Instruction — Copy word for word the lines in the records below, starting at the line with "Give me the Plotly source for this chart." and ending at the line with "import plotly.graph_objects as go". Skip the pictures.

════════

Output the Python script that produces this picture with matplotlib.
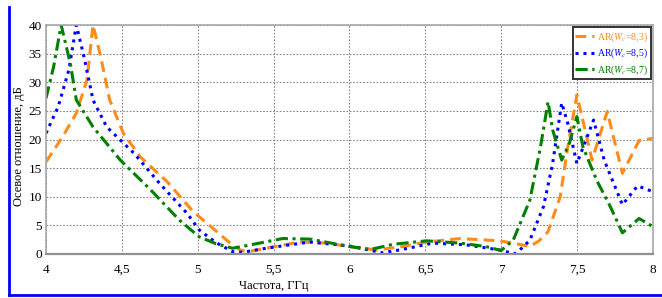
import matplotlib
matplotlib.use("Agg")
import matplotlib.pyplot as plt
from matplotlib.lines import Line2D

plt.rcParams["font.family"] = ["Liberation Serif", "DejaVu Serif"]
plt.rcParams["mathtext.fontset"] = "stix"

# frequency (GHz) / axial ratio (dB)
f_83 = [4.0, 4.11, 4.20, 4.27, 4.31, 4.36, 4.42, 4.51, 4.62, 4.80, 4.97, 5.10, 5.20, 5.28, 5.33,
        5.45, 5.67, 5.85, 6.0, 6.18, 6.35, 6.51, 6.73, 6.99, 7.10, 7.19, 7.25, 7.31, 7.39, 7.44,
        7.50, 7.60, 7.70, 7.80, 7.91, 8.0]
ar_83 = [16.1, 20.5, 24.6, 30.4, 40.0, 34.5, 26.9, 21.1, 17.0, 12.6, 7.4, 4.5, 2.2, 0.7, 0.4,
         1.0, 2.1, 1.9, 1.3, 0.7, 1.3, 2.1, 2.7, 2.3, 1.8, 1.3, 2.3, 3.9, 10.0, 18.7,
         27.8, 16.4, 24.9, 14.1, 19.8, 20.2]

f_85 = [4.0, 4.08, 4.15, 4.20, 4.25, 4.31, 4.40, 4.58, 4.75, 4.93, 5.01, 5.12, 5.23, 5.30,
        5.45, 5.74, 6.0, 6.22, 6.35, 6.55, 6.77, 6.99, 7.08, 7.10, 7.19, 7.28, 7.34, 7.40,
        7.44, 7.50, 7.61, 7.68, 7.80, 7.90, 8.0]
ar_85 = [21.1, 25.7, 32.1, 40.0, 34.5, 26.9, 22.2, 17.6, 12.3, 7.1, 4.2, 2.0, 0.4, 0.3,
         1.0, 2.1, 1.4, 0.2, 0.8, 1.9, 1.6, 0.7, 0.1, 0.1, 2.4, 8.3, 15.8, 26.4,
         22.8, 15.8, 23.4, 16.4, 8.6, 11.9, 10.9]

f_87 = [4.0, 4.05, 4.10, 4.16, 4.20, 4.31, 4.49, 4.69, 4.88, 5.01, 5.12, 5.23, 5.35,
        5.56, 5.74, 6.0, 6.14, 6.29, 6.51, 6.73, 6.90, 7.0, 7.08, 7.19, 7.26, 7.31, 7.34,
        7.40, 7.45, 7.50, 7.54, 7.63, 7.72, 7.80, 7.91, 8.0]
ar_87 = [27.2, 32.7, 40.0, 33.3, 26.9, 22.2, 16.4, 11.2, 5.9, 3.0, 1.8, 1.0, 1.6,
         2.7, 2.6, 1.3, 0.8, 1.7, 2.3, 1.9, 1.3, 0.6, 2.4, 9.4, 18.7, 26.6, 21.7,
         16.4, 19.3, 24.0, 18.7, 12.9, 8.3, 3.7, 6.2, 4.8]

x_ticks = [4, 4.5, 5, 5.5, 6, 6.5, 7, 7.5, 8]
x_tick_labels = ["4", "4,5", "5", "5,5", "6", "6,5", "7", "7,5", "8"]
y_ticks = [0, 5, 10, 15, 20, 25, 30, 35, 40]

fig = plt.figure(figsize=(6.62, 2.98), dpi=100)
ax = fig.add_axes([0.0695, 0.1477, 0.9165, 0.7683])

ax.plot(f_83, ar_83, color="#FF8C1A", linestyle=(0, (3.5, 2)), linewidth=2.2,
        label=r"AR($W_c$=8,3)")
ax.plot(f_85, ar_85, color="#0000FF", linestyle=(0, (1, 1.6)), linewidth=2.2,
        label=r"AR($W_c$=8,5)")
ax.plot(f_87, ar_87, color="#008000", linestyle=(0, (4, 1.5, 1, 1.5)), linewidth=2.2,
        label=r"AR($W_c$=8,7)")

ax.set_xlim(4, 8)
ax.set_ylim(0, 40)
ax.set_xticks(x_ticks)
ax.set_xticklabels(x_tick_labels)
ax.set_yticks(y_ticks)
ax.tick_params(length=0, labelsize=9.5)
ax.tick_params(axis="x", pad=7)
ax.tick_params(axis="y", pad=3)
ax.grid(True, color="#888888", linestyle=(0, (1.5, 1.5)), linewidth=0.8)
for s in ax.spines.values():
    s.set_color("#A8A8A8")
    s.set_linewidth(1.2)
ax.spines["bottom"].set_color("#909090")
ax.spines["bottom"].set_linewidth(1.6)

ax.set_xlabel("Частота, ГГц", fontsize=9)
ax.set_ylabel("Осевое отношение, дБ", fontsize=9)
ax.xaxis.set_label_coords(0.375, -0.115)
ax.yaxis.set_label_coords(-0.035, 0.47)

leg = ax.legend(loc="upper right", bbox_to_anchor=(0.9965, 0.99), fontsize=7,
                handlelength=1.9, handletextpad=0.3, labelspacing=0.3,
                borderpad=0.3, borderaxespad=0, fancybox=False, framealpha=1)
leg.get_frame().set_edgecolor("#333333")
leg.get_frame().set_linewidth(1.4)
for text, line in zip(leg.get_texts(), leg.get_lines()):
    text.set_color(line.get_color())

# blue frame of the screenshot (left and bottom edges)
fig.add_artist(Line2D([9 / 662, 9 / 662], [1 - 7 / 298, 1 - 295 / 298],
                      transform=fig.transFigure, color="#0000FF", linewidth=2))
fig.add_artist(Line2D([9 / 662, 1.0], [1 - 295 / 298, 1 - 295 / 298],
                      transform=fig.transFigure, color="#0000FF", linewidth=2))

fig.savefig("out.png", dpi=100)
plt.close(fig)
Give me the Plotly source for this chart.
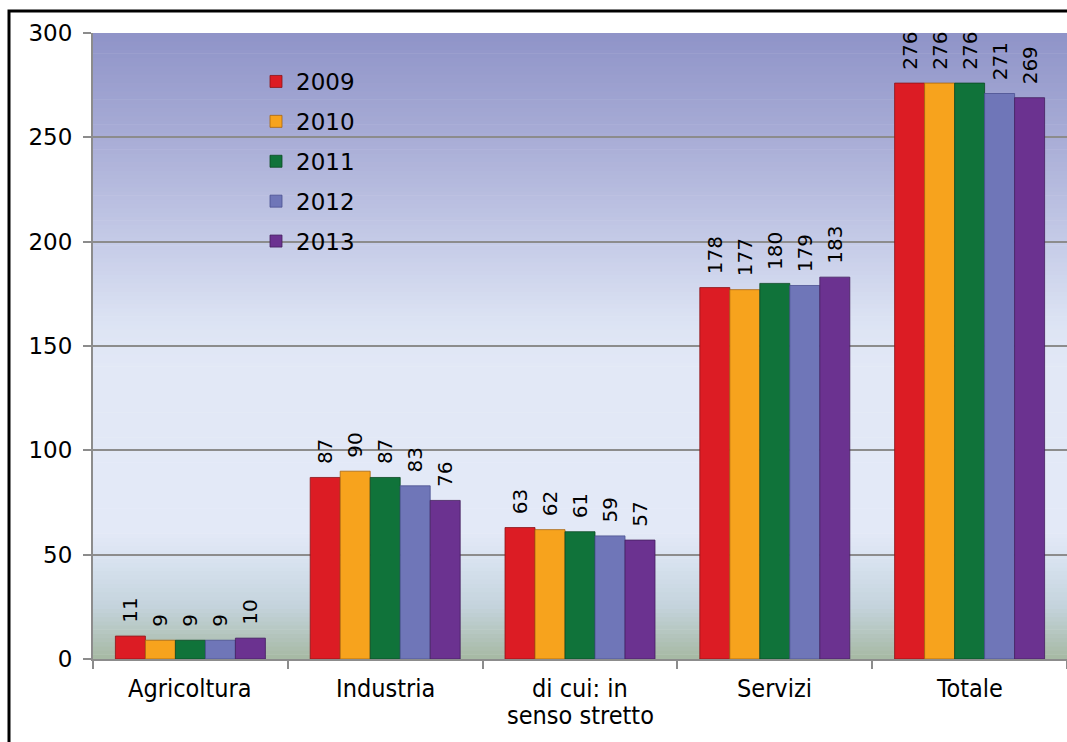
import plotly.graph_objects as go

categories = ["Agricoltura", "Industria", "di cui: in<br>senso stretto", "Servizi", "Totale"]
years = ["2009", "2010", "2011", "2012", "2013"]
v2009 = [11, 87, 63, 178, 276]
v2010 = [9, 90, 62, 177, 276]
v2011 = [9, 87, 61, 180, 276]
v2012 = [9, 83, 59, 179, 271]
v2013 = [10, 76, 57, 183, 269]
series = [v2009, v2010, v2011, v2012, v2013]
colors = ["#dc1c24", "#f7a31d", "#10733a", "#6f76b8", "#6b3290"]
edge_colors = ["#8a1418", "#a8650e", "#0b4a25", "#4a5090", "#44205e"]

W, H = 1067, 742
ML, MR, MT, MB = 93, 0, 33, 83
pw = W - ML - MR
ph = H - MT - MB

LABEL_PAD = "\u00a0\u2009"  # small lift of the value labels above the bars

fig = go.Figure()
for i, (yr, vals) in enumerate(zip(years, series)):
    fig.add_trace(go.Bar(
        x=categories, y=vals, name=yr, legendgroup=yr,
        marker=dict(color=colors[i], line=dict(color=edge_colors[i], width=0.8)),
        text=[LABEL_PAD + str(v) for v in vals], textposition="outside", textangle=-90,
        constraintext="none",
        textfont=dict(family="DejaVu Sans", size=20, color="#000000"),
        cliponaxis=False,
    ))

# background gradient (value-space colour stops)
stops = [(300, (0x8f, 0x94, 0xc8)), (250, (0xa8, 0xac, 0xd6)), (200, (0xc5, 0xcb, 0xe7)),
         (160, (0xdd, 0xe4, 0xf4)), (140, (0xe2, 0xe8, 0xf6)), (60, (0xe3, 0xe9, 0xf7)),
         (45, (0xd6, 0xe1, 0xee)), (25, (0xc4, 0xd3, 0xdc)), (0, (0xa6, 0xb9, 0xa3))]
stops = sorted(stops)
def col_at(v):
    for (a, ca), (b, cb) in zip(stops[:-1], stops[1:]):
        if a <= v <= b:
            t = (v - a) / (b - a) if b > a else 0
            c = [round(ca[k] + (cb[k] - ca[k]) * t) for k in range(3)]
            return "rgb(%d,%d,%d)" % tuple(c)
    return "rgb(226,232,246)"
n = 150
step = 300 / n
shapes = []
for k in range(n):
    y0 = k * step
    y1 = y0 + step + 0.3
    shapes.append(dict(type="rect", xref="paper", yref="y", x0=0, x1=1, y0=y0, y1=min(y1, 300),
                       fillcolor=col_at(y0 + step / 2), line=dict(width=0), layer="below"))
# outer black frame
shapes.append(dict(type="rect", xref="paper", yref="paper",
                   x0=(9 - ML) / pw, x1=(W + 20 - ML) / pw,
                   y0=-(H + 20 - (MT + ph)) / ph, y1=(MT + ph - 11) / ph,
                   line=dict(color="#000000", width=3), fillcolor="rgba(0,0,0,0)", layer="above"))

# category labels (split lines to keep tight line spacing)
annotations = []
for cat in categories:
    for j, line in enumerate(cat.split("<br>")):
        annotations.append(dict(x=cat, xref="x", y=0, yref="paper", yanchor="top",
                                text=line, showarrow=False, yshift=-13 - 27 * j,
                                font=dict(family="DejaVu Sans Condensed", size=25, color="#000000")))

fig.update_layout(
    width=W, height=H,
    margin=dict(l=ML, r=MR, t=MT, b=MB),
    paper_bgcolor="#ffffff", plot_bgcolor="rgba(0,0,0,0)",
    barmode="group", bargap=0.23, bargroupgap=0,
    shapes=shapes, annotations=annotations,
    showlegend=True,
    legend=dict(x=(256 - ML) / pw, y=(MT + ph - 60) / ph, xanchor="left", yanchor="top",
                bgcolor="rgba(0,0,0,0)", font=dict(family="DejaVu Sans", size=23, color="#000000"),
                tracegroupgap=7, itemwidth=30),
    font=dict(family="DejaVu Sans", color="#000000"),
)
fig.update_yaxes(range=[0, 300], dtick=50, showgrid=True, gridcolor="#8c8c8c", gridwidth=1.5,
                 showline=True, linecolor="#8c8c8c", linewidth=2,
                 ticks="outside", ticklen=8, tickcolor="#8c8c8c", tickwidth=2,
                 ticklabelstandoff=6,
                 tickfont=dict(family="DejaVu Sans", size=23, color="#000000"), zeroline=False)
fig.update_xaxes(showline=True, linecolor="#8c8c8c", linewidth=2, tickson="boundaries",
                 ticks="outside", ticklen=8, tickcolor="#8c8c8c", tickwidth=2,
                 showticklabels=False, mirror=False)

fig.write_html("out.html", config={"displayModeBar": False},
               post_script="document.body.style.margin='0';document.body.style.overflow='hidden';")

════════

Finished exercise —
Give me the Plotly source for this chart.
import plotly.graph_objects as go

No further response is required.